Thursday, April 24, 2014

Nuke 'em Back To The Stone Age



175 pounds

I always go back to Harry Truman: Should we drop an atomic bomb to save 100,000 lives? That's a hell of a decision to make. Did he make that decision by himself? No, he had advisers.
--Lee Iacocca


The older I get the more difficult I find it to make choices. Little things. Tiny, seemingly insignificant selections (Hunts, Heinz, or store brand catsup) from the grocery shelves become overwhelming options to be lengthily considered. One has a better flavor, another is 20 cents cheaper, the other is almost a dollar less.

Adding a dollop of catsup to a serving of fried fish makes it tastier, but it also causes me to want more than one. Maybe I would be better off not buying any. I like the taste of breaded crunchy-fried fish without enhancement well enough. And catsup adds unnecessary calories.

But I like it even better with a splash of catsup.

Decisions, decisions, decisions.

It is getting harder for me to walk my usual two miles each day. After the walk my legs are so tired they hurt, and the pain lasts for several hours. Especially if I do not lie down for a while after I get home, take a possible nap for an hour or so. And I need nothing from the grocery, which is at the halfway point of my walk. My cupboard, my refrigerator, and my freezer are full.

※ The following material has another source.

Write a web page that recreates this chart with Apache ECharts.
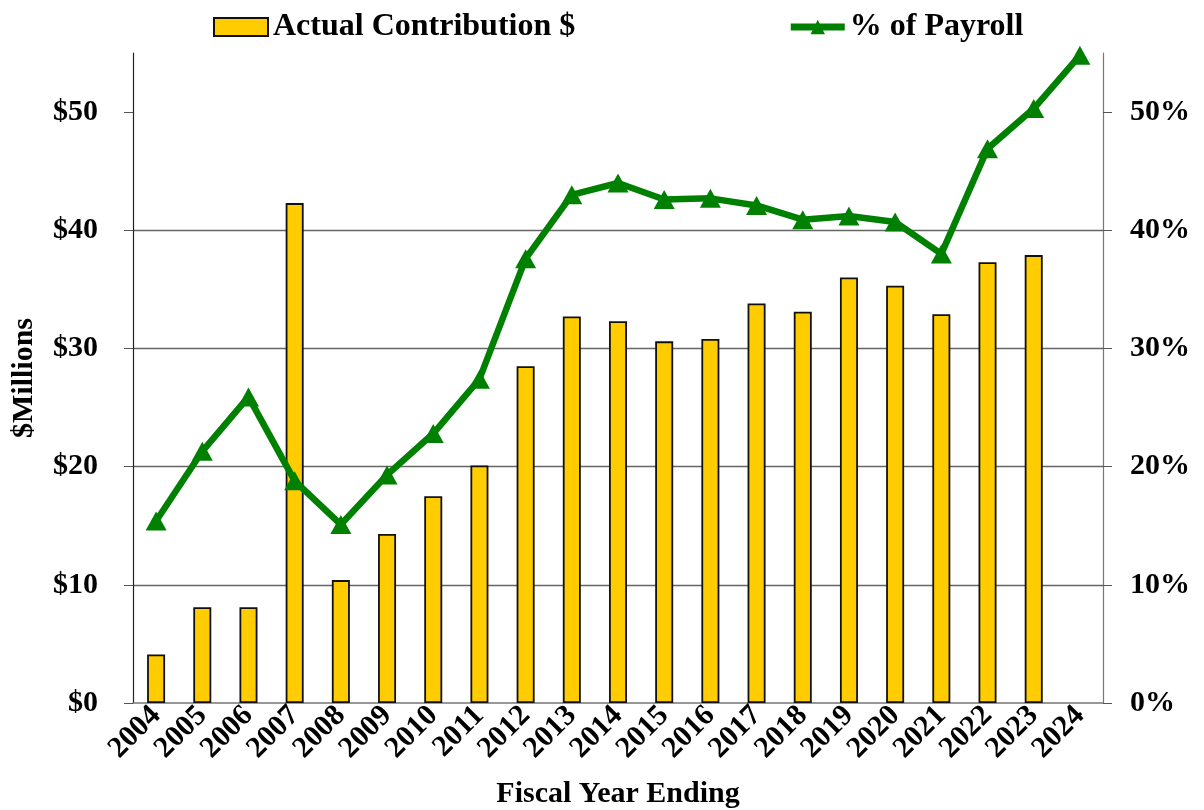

Maybe it is better to skip walking today... let my old muscles rebuild a bit.

Decisions, decisions, decisions.

Is it so mysterious that I feel John McCain, well into his seventies, is a poor choice to continue as a decision making U.S. Senator?

I think not.


Did You Know . . .?

The first animal launched into orbit, Laika, was found as a stray wandering the streets of Moscow. Soviet scientists assumed that such animals had already learned to endure conditions of extreme cold and hunger.



On this day in 1945 President Harry Truman learned the full details of the Manhattan Project, in which scientists were attempting to create the first atomic bomb. The information thrust upon Truman a momentous decision: whether or not to use the world's first weapon of mass destruction.

The war with Japan dragged on and it looked to many as if the Japanese would never surrender. On July 16, the team of scientists at Alamogordo, New Mexico, research station successfully test  exploded the first atomic bomb.

The first Japan-directed bomb was exploded over Hiroshima on August 6, 1945, and a second was dropped on Nagasaki on August 8. The Japanese quickly surrendered.



1.  Ostentatiously lofty in style,
2.  High-sounding but with little meaning.
3.  (of speech or writing) high-flown; inflated; pretentious.

To be bombastic is to be full of hot air -- like a politician who makes grand promises and doesn't deliver.



(born April 24, 1942)
Barbara Streisand is an American singer-songwriter, author, actress, writer, film producer, and director. She is one of the few entertainers who have won an Oscar, Emmy, Grammy, and Tony Award. She is the best selling female artist of all time, with more than 71.5 million albums in the United States and 245 million records sold worldwide. 

After beginning a successful recording career in the 1960s, by the end of the decade, Streisand ventured into film starring in the critically acclaimed Funny Girl. Other notable films include The Owl and the Pussycat, The Way We Were and A Star Is Born. 

(born April 24, 1934),
Shirley MacLaine is an American film and theater actress, singer, dancer, activist and author. She has won the Golden Globe Award for Best Actress – Motion Picture Musical or Comedy twice, for her roles in The Apartment and Irma la Douce, and the Golden Globe Award for Best Actress – Motion Picture Drama twice for Terms of Endearment and Madame Sousatzka. 

(Apr 24, 1936 - May 18, 1990)
Jill Ireland was an English actress, best known for her many films with her second husband, Charles Bronson.

(born April 24, 1969)
Melinda Clarke is an American actress who has primarily worked in television. Clarke is known for playing Faith Taylor on the daytime drama Days of Our Lives, the manipulative and cunning Julie Cooper on The O.C., and the professional dominatrix Lady Heather on CSI: Crime Scene Investigation. From 2010 to 2013, she portrayed Amanda on the action-thriller television series Nikita. She was added as a recurring character on Vegas in 2013.


I do not believe that civilization will be wiped out in a war fought with the atomic bomb. Perhaps two-thirds of the people of the earth will be killed.